Defendant Tells of His Role in Edict Urging Killing of Jews

A co-defendant in the trial of Lynne F. Stewart, a lawyer accused of conspiring with Islamic terrorists, admitted yesterday that he had inspired and edited a Muslim edict, or fatwa, issued in October 2000 that called for “killing the Jews wherever they are found.”

The defendant, Ahmed Abdel Sattar, testified that he had urged a fugitive Egyptian Islamic militant, Rifai Taha, to write the text of the fatwa in a telephone call to Afghanistan, where Mr. Taha was living in exile. Mr. Sattar said he changed a few words of Mr. Taha’s draft and then arranged for it to be posted on the Internet and released to the news media under the name of Sheik Omar Abdel Rahman, a client of Ms. Stewart’s who is serving a life sentence in an American federal prison for a failed bombing plot in New York.

Mr. Abdel Rahman did not learn of the fatwa attributed to him until weeks later, evidence presented earlier in the trial, in United States District Court in Manhattan, has shown.

Mr. Sattar, who was a paralegal assisting Ms. Stewart during the sheik’s 1995 trial, testified yesterday that he was moved to issue the message out of fury he felt upon looking at television news reports about the violence that erupted in Israel after the visit of Ariel Sharon, then an opposition political leader, to the site of the Al Aqsa mosque in September 2000. He described Mr. Sharon’s visit as a “violation of that holy place.”

“My intent was just to scream out loud, to cry,” Mr. Sattar said, growing subdued and visibly pale on the stand. He said he had been especially angry after seeing news images of a young Palestinian boy who was shot and killed by Israeli troops on a street while his father was trying to shield him. “The whole situation was just driving me crazy,” Mr. Sattar said. He said he believed the Palestinians “were the victims, they were being slaughtered.” He contended that the fatwa was only rhetoric, typical of “the way, unfortunately, that Arabs and Israelis communicate.”

Asked to explain his role in the fatwa by one of his lawyers, Barry M. Fallick, Mr. Sattar said, “I did not want to kill them, I was just crying.”

Mr. Sattar, a Staten Island postal worker, is charged with conspiracy to kill and kidnap in a foreign country, which carries a maximum penalty of life in prison. He also faces a charge of solicitation of crimes of violence, which carries a maximum sentence of 20 years.

Mr. Sattar said that Ms. Stewart did not know anything about his role in creating the fatwa, or about numerous telephone conversations he had with Mr. Taha, who has been named by the State Department as one of the world’s most dangerous terrorists.

Mr. Sattar testified that he had removed some words from Mr. Taha’s fatwa text that called directly for attacks in the United States. He said that he never knew of any violent act that resulted from the ghost-written message.

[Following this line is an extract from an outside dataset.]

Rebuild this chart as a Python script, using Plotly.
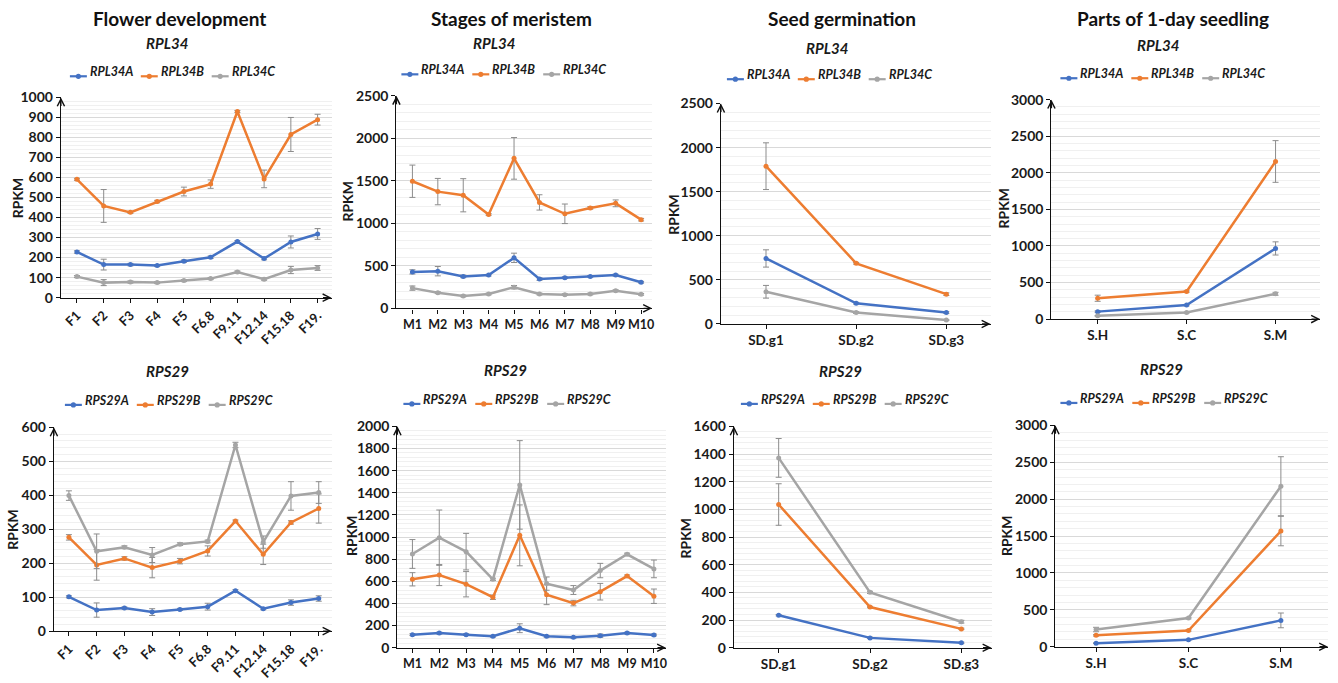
import plotly.graph_objects as go

W, H = 1338, 683

# ---------------- data ----------------
flower_cats = ["F1", "F2", "F3", "F4", "F5", "F6.8", "F9.11", "F12.14", "F15.18", "F19."]
meristem_cats = ["M1", "M2", "M3", "M4", "M5", "M6", "M7", "M8", "M9", "M10"]
seed_cats = ["SD.g1", "SD.g2", "SD.g3"]
seedling_cats = ["S.H", "S.C", "S.M"]

# RPL34 - flower development
fl_rpl34a = [228, 165, 165, 160, 182, 202, 280, 195, 278, 318]
fl_rpl34a_err = [6, 27, 6, 5, 6, 6, 5, 6, 30, 27]
fl_rpl34b = [591, 458, 426, 480, 530, 567, 930, 593, 815, 889]
fl_rpl34b_err = [5, 82, 5, 6, 22, 21, 5, 44, 85, 27]
fl_rpl34c = [105, 75, 78, 75, 85, 95, 128, 92, 138, 148]
fl_rpl34c_err = [5, 15, 5, 5, 5, 5, 5, 5, 18, 12]

# RPL34 - stages of meristem
me_rpl34a = [429, 437, 376, 391, 594, 345, 360, 376, 391, 307]
me_rpl34a_err = [25, 55, 15, 10, 55, 15, 10, 10, 10, 10]
me_rpl34b = [1495, 1373, 1330, 1104, 1764, 1246, 1112, 1181, 1235, 1043]
me_rpl34b_err = [190, 155, 195, 10, 245, 90, 115, 15, 40, 15]
me_rpl34c = [238, 184, 146, 169, 249, 169, 161, 169, 207, 165]
me_rpl34c_err = [25, 10, 10, 10, 20, 10, 10, 10, 10, 10]

# RPL34 - seed germination
sd_rpl34a = [743, 235, 129]
sd_rpl34a_err = [98, 10, 10]
sd_rpl34b = [1790, 688, 338]
sd_rpl34b_err = [265, 10, 15]
sd_rpl34c = [365, 129, 44]
sd_rpl34c_err = [72, 10, 5]

# RPL34 - parts of 1-day seedling
sl_rpl34a = [102, 191, 966]
sl_rpl34a_err = [10, 10, 90]
sl_rpl34b = [285, 377, 2155]
sl_rpl34b_err = [42, 10, 285]
sl_rpl34c = [44, 89, 346]
sl_rpl34c_err = [5, 5, 20]

# RPS29 - flower development
fl_rps29a = [101, 62, 68, 56, 64, 72, 119, 66, 84, 96]
fl_rps29a_err = [3, 21, 3, 10, 3, 10, 3, 3, 8, 8]
fl_rps29b = [276, 195, 214, 187, 206, 236, 324, 226, 320, 361]
fl_rps29b_err = [8, 45, 5, 30, 8, 15, 3, 30, 5, 43]
fl_rps29c = [399, 235, 247, 224, 256, 264, 548, 262, 398, 408]
fl_rps29c_err = [14, 51, 4, 22, 4, 4, 8, 18, 42, 32]

# RPS29 - stages of meristem
me_rps29a = [118, 132, 118, 103, 176, 103, 94, 109, 132, 115]
me_rps29a_err = [8, 8, 8, 8, 40, 8, 8, 15, 8, 8]
me_rps29b = [618, 656, 574, 456, 1015, 479, 403, 506, 647, 465]
me_rps29b_err = [60, 95, 115, 20, 275, 90, 25, 75, 10, 65]
me_rps29c = [847, 994, 868, 618, 1471, 579, 521, 697, 844, 712]
me_rps29c_err = [130, 250, 165, 10, 400, 60, 40, 65, 10, 80]

# RPS29 - seed germination
sd_rps29a = [235, 71, 35]
sd_rps29a_err = [5, 5, 5]
sd_rps29b = [1035, 294, 136]
sd_rps29b_err = [150, 5, 5]
sd_rps29c = [1372, 400, 188]
sd_rps29c_err = [140, 8, 10]

# RPS29 - parts of 1-day seedling
sl_rps29a = [48, 93, 357]
sl_rps29a_err = [5, 5, 100]
sl_rps29b = [154, 220, 1568]
sl_rps29b_err = [10, 10, 200]
sl_rps29c = [233, 388, 2175]
sl_rps29c_err = [30, 10, 400]

column_titles = ["Flower development", "Stages of meristem", "Seed germination", "Parts of 1-day seedling"]
gene_titles = ["RPL34", "RPS29"]

# ---------------- styling ----------------
COLORS = ["#4472C4", "#ED7D31", "#A5A5A5"]
ERR_COLOR = "#8c8c8c"
FONT = "Lato"

panels = [
    dict(gene="RPL34", cats=flower_cats,
         series=[(fl_rpl34a, fl_rpl34a_err), (fl_rpl34b, fl_rpl34b_err), (fl_rpl34c, fl_rpl34c_err)],
         ymax=1000, dtick=100, xpix=(61, 332), ypix=(296, 90.7), xr=(-0.6, 9.52),
         leg=(70, 69), sub=(167, 42), rpkm=(17, 193), angle=-45, xfs=13),
    dict(gene="RPL34", cats=meristem_cats,
         series=[(me_rpl34a, me_rpl34a_err), (me_rpl34b, me_rpl34b_err), (me_rpl34c, me_rpl34c_err)],
         ymax=2500, dtick=500, xpix=(397, 653), ypix=(307, 89), xr=(-0.63, 9.43),
         leg=(402, 67), sub=(495, 42), rpkm=(348, 197), angle=0, xfs=12.5),
    dict(gene="RPL34", cats=seed_cats,
         series=[(sd_rpl34a, sd_rpl34a_err), (sd_rpl34b, sd_rpl34b_err), (sd_rpl34c, sd_rpl34c_err)],
         ymax=2500, dtick=500, xpix=(722, 992), ypix=(323, 97), xr=(-0.5, 2.49),
         leg=(728, 72), sub=(828, 47), rpkm=(675, 210), angle=0, xfs=13.5),
    dict(gene="RPL34", cats=seedling_cats,
         series=[(sl_rpl34a, sl_rpl34a_err), (sl_rpl34b, sl_rpl34b_err), (sl_rpl34c, sl_rpl34c_err)],
         ymax=3000, dtick=500, xpix=(1053, 1322), ypix=(318, 93), xr=(-0.52, 2.5),
         leg=(1062, 71), sub=(1160, 44), rpkm=(1005, 204), angle=0, xfs=13.5),
    dict(gene="RPS29", cats=flower_cats,
         series=[(fl_rps29a, fl_rps29a_err), (fl_rps29b, fl_rps29b_err), (fl_rps29c, fl_rps29c_err)],
         ymax=600, dtick=100, xpix=(54, 332), ypix=(638, 429), xr=(-0.54, 9.46),
         leg=(65, 406), sub=(168, 379), rpkm=(13, 533), angle=-45, xfs=13),
    dict(gene="RPS29", cats=meristem_cats,
         series=[(me_rps29a, me_rps29a_err), (me_rps29b, me_rps29b_err), (me_rps29c, me_rps29c_err)],
         ymax=2000, dtick=200, xpix=(398, 667), ypix=(655, 428), xr=(-0.56, 9.45),
         leg=(404, 405), sub=(506, 378), rpkm=(352, 540), angle=0, xfs=12.5),
    dict(gene="RPS29", cats=seed_cats,
         series=[(sd_rps29a, sd_rps29a_err), (sd_rps29b, sd_rps29b_err), (sd_rps29c, sd_rps29c_err)],
         ymax=1600, dtick=200, xpix=(735, 993), ypix=(655, 428), xr=(-0.49, 2.33),
         leg=(742, 405), sub=(842, 379), rpkm=(687, 542), angle=0, xfs=13.5),
    dict(gene="RPS29", cats=seedling_cats,
         series=[(sl_rps29a, sl_rps29a_err), (sl_rps29b, sl_rps29b_err), (sl_rps29c, sl_rps29c_err)],
         ymax=3000, dtick=500, xpix=(1057, 1330), ypix=(654, 427), xr=(-0.44, 2.51),
         leg=(1062, 404), sub=(1163, 377), rpkm=(1008, 540), angle=0, xfs=13.5),
]

col_title_pos = [(180, 17), (512, 17), (843, 17), (1175, 17)]

fig = go.Figure()
annotations = []
shapes = []
layout = dict(
    width=W, height=H,
    margin=dict(l=0, r=0, t=0, b=0),
    paper_bgcolor="white", plot_bgcolor="white",
    font=dict(family=FONT, color="#1a1a1a"),
    showlegend=False,
)


def px_x(p):
    return p / W


def px_y(p):
    return 1 - p / H


def text_y(p, size):
    # compensate the vertical offset of Lato's line box
    return px_y(p - 0.36 * size)


LEG_STEP = [71, 72]  # spacing between legend entries (px)
LINE_LEN = 17

for i, p in enumerate(panels):
    n = i + 1
    xa = "x" if n == 1 else f"x{n}"
    ya = "y" if n == 1 else f"y{n}"
    suffixes = ["A", "B", "C"]
    for k, (vals, errs) in enumerate(p["series"]):
        fig.add_trace(go.Scatter(
            x=p["cats"], y=vals,
            name=f"{p['gene']}{suffixes[k]}",
            mode="lines+markers",
            line=dict(color=COLORS[k], width=2.5),
            marker=dict(color=COLORS[k], size=5),
            error_y=dict(type="data", array=errs, visible=True,
                         color=ERR_COLOR, thickness=1, width=3),
            xaxis=xa, yaxis=ya,
        ))
        # legend entry (drawn manually to match compact Excel legend)
        lx0 = p["leg"][0] + k * (LEG_STEP[0] if p["gene"] == "RPL34" else LEG_STEP[1])
        ly = p["leg"][1]
        shapes.append(dict(type="line", xref="paper", yref="paper",
                           x0=px_x(lx0), x1=px_x(lx0 + LINE_LEN), y0=px_y(ly), y1=px_y(ly),
                           line=dict(color=COLORS[k], width=2.2)))
        shapes.append(dict(type="circle", xref="paper", yref="paper",
                           xsizemode="pixel", ysizemode="pixel",
                           xanchor=px_x(lx0 + LINE_LEN / 2), yanchor=px_y(ly),
                           x0=-2.6, x1=2.6, y0=-2.6, y1=2.6,
                           fillcolor=COLORS[k], line=dict(color=COLORS[k], width=0)))
        annotations.append(dict(
            text=f"<b><i>{p['gene']}{suffixes[k]}</i></b>", xref="paper", yref="paper",
            x=px_x(lx0 + LINE_LEN + 1), y=text_y(ly, 12.5), xanchor="left", yanchor="middle",
            showarrow=False, font=dict(family=FONT, size=12.5, color="#1a1a1a"),
        ))
    xkey = "xaxis" if n == 1 else f"xaxis{n}"
    ykey = "yaxis" if n == 1 else f"yaxis{n}"
    layout[xkey] = dict(
        domain=[px_x(p["xpix"][0]), px_x(p["xpix"][1])],
        anchor=ya, type="category", range=list(p["xr"]),
        showgrid=False, zeroline=False,
        showline=True, linecolor="#111111", linewidth=1.3,
        ticks="outside", ticklen=4, tickcolor="#111111", tickwidth=1,
        tickangle=p["angle"],
        tickfont=dict(family=FONT, size=p["xfs"], color="#1a1a1a", weight="bold"),
        fixedrange=True,
    )
    layout[ykey] = dict(
        domain=[px_y(p["ypix"][0]), px_y(p["ypix"][1])],
        anchor=xa, range=[0, p["ymax"]], dtick=p["dtick"], tick0=0,
        showgrid=True, gridcolor="#d9d9d9", gridwidth=1,
        minor=dict(dtick=p["dtick"] / 5, showgrid=True, gridcolor="#f0f0f0", gridwidth=1),
        zeroline=False,
        showline=True, linecolor="#111111", linewidth=1.3,
        ticks="outside", ticklen=4, tickcolor="#111111", tickwidth=1,
        tickfont=dict(family=FONT, size=14, color="#1a1a1a", weight="bold"),
        fixedrange=True,
    )
    # subtitle
    annotations.append(dict(
        text=f"<b><i>{p['gene']}</i></b>", xref="paper", yref="paper",
        x=px_x(p["sub"][0]), y=text_y(p["sub"][1] - 2, 15), xanchor="center", yanchor="middle",
        showarrow=False, font=dict(family=FONT, size=15, color="#1a1a1a"),
    ))
    # RPKM
    annotations.append(dict(
        text="<b>RPKM</b>", xref="paper", yref="paper",
        x=px_x(p["rpkm"][0]), y=px_y(p["rpkm"][1]), xanchor="center", yanchor="middle",
        textangle=-90, showarrow=False, font=dict(family=FONT, size=14, color="#1a1a1a"),
    ))
    # axis arrows
    annotations.append(dict(
        x=p["xr"][0], y=p["ymax"], xref=xa, yref=ya, ax=0, ay=10,
        showarrow=True, arrowhead=5, arrowsize=1.1, arrowwidth=1.3, arrowcolor="#111111", text="",
    ))
    annotations.append(dict(
        x=p["xr"][1], y=0, xref=xa, yref=ya, ax=-10, ay=0,
        showarrow=True, arrowhead=5, arrowsize=1.1, arrowwidth=1.3, arrowcolor="#111111", text="",
    ))

for t, (cx, cy) in zip(column_titles, col_title_pos):
    annotations.append(dict(
        text=f"<b>{t}</b>", xref="paper", yref="paper",
        x=px_x(cx), y=text_y(cy, 19), xanchor="center", yanchor="middle",
        showarrow=False, font=dict(family=FONT, size=19, color="#111111"),
    ))

layout["annotations"] = annotations
layout["shapes"] = shapes
fig.update_layout(**layout)
fig.write_html("out.html")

He also testified that through a series of globe-spanning conference calls he set up in 2000, he had put Mr. Taha in direct communication with a militant Islamic fighter who was in hiding in southern Egypt. He said that he realized only later that the fighter, Alaa Atia, had been a key planner of an attack at the ancient ruins in Luxor, Egypt in November 1997 in which 58 tourists were killed.

But he said he did not know that at the time that he connected the calls between Mr. Taha and Mr. Atia. Mr. Sattar said he remained on the line while the two men talked in Arabic, but he claimed he did not listen carefully to the call, or to many others he made to Egyptian militants in that period. He insisted he was not involved in their fundamentalist politics. “I thought I could help people who were yearning for their freedom,” he explained.